Death of an individual
At heart it's an old fashioned police procedural by one of the darkest of the Nordic-noir writers. Leif G.W Persson's day job, until recently, was a Professor of Criminology. He has also worked as a criminal profiler, and was fired from an earlier job when he blew the whistle on a Minister of Justice, who was linked to a prostitution ring in Stockholm. The fall-out from that nearly cost him his life, as he became suicidal. It was also the inspiration, however, for his first novel. Although only a few of his novels have been translated into English, I would be very keen to read more.
Linda is a blackly comic novel, but its humour only enhances the serious questions that lie at its heart. Linda Wallin is a happy, young woman, training to be a detective, with a circle of friends and no apparent enemies. Her rape and murder send shock waves through the small community of Vaxjo. Unable to cope the local police call in the serious crimes unit from Stockholm. Unfortunately they're led by Detective Evert Backstrom, as fine an example of misogynistic, lazy policing as you could hope to meet. While Backstrom boozes, idles, and makes inappropriate advances to female journalists; his colleagues calmly use old-fashioned police work to put the clues together and capture the offender.
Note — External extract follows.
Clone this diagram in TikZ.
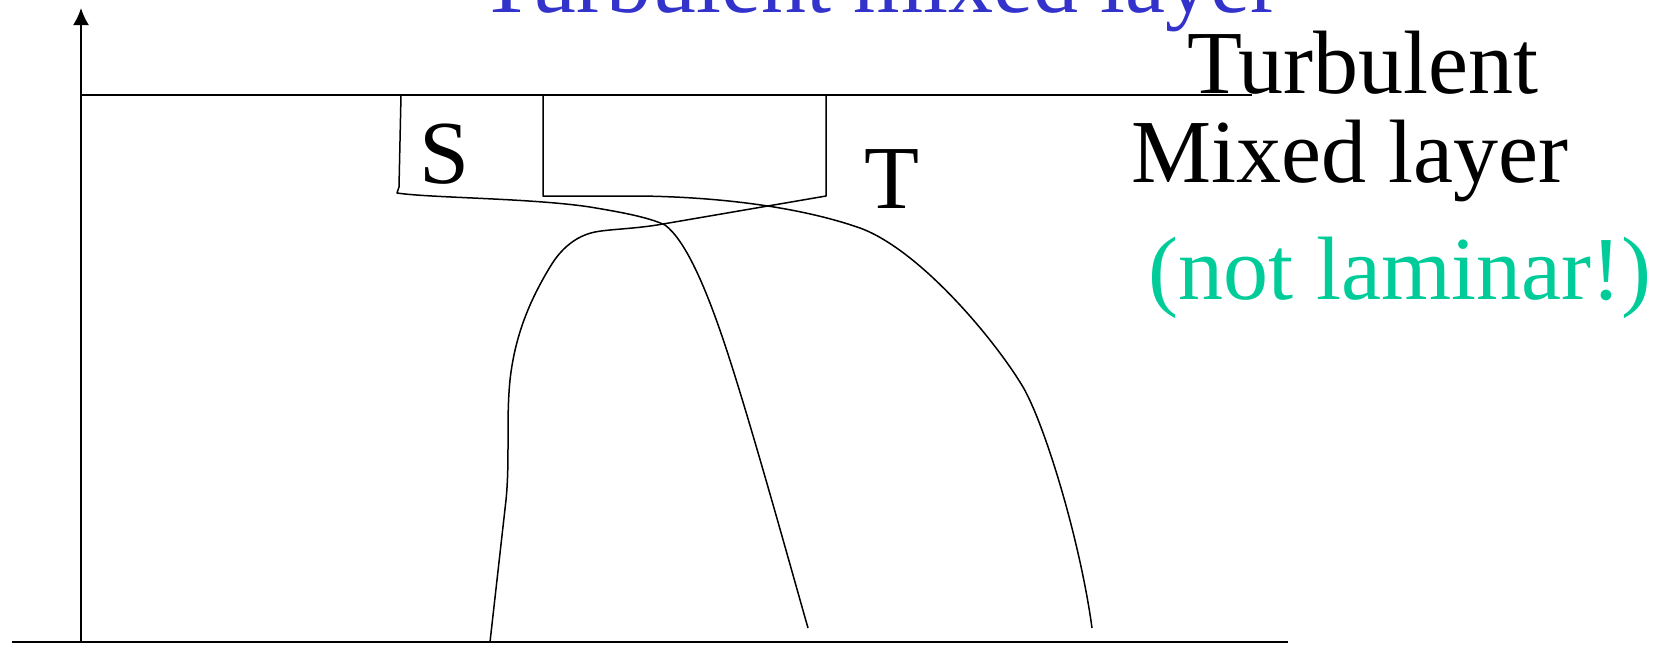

Throughout the book (as you would probably expect from a crime novel) the focus is very much on the pursuit of the criminal. Somewhere in all of this the victim lies forgotten. A poignant chapter at the end in which a young policewoman working towards her PhD muses on this put this into context - the way in which the victim becomes a symbol for the press, while the victim herself becomes forgotten amidst the events surrounding her death.
It's extraordinary writing. Often very funny, occasionally exasperating, never less than gripping. I loved the work of Leif G.W. Persson.